A pacemaker-like chip implant may be the future treatment for rheumatoid arthritis. Starting in August, the Academic Medical Centre (AMC) in Amsterdam will study whether surgically implanting an electrical device in a patient’s neck can inhibit the inflammation of joints, a common side-effect of the disease.
“This is a whole new way of treating rheumatoid arthritis,” says study supervisor and AMC Professor of Rheumatology Paul-Peter Tak.
About one percent of the world population suffers from rheumatoid arthritis. In the Netherlands, there are 150,000 cases. The disease is a life-long condition that causes constant pain in joints. According to Professor Tak, the symptoms come from interactions between the nervous and immune systems.
Patients from several European countries will be involved in the study and have the chip implanted in the vagas nerve of their neck. The nerve is responsible for respiratory control and heart rate.
By sending electrical stimuli to the nerve for approximately one minute a day, inflammation can be inhibited, says Professor Tak. “As a result, there are fewer complaints of pain and swelling. But more impressive is that you put the brakes on the damage that occurs to the joints.”
The extent of that damage, he says, can ultimately determine whether or not a patient will be bound to a wheelchair.
The Dutch researchers are working with an American company in developing the chip. Indeed, much of the original research into the relationship between nerves and the immune system has been done in the United States. The method’s application in rheumatic fever, however, was discovered in the Netherlands.
Already, the device has been proven to work against rheumatism in rats and mice. “If it works just as well in patients with rheumatoid arthritis, then you can imagine that this approach can recover the natural balance that is disrupted in people with the disease,” Professor Tak says.
Furthermore, the approach involves the use of little or no medication at all.

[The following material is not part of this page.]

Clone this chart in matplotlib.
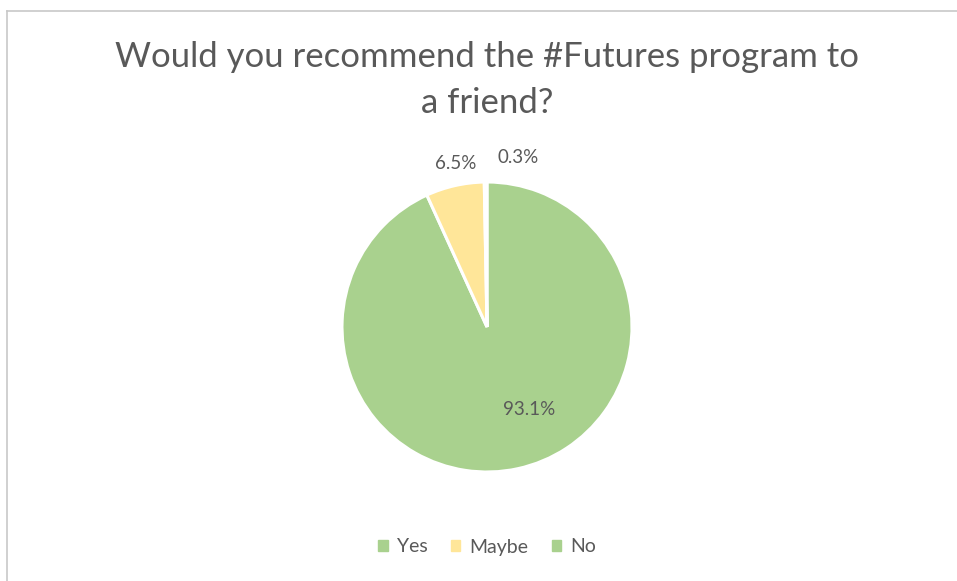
import numpy as np
import matplotlib
matplotlib.use("Agg")
import matplotlib.pyplot as plt
from matplotlib.lines import Line2D

# survey answers
categories = ["Yes", "Maybe", "No"]
shares = [93.1, 6.5, 0.3]
colors = ["#A9D18E", "#FFE699", "#A9D18E"]
title = "Would you recommend the #Futures program to\na friend?"

# where each percentage sits: nudge off the wedge middle (deg) and radius
label_nudge = [15, -2, -11]
label_radius = [0.64, 1.15, 1.19]

plt.rcParams["font.family"] = ["Lato", "DejaVu Sans"]
TXT = "#595959"

W, H = 957, 581
fig = plt.figure(figsize=(W / 100, H / 100), dpi=100)

# chart frame (only left and top edges are inside the crop)
fig.add_artist(Line2D([6.5 / W, 6.5 / W], [0, 1 - 10.5 / H], transform=fig.transFigure,
                      color="#C8C8C8", lw=1.2))
fig.add_artist(Line2D([6.5 / W, 1], [1 - 10.5 / H, 1 - 10.5 / H], transform=fig.transFigure,
                      color="#C8C8C8", lw=1.2))

cx, cy, r = 487, H - 327, 145
ax = fig.add_axes([(cx - r) / W, (cy - r) / H, 2 * r / W, 2 * r / H])
wedges, _ = ax.pie(shares, colors=colors, startangle=90, counterclock=False, radius=1,
                   wedgeprops=dict(edgecolor="white", linewidth=2.2))
ax.set_xlim(-1, 1)
ax.set_ylim(-1, 1)
ax.set_aspect("equal")
ax.axis("off")

for w, v, nd, rr in zip(wedges, shares, label_nudge, label_radius):
    ang = np.deg2rad((w.theta1 + w.theta2) / 2 + nd)
    ax.text(rr * np.cos(ang), rr * np.sin(ang), f"{v:.1f}%", ha="center", va="center",
            fontsize=13.5, color=TXT, clip_on=False)

fig.text(cx / W, 1 - 80 / H, title, ha="center", va="center", fontsize=25, color=TXT,
         linespacing=1.55)

handles = [plt.Rectangle((0, 0), 1, 1, color=c) for c in colors]
fig.legend(handles, categories, loc="center", bbox_to_anchor=(cx / W, 1 - 547 / H), ncol=3,
           frameon=False, fontsize=14, handlelength=0.5, handleheight=0.5, handletextpad=0.45,
           columnspacing=1.2, labelcolor=TXT)

fig.savefig("out.png", dpi=100)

The Dutch Arthritis Association is cautiously optimistic about the chip. According to Ingrid Lether, who works with the organisation, the method has a great advantage. Implanting the pacemaker-like device is a known technique, so it can be applied quickly. Something that isn’t possible when developing drug treatments that require lengthy clinical trials.
“That makes it something that can be applied very quickly in clinical practice. If this study shows evidence that it really works, then it can be used in the very near future,” she says.
Ten patients from Amsterdam will be involved in the study, which will last for two months. Professor Tak hopes to publish the results next year.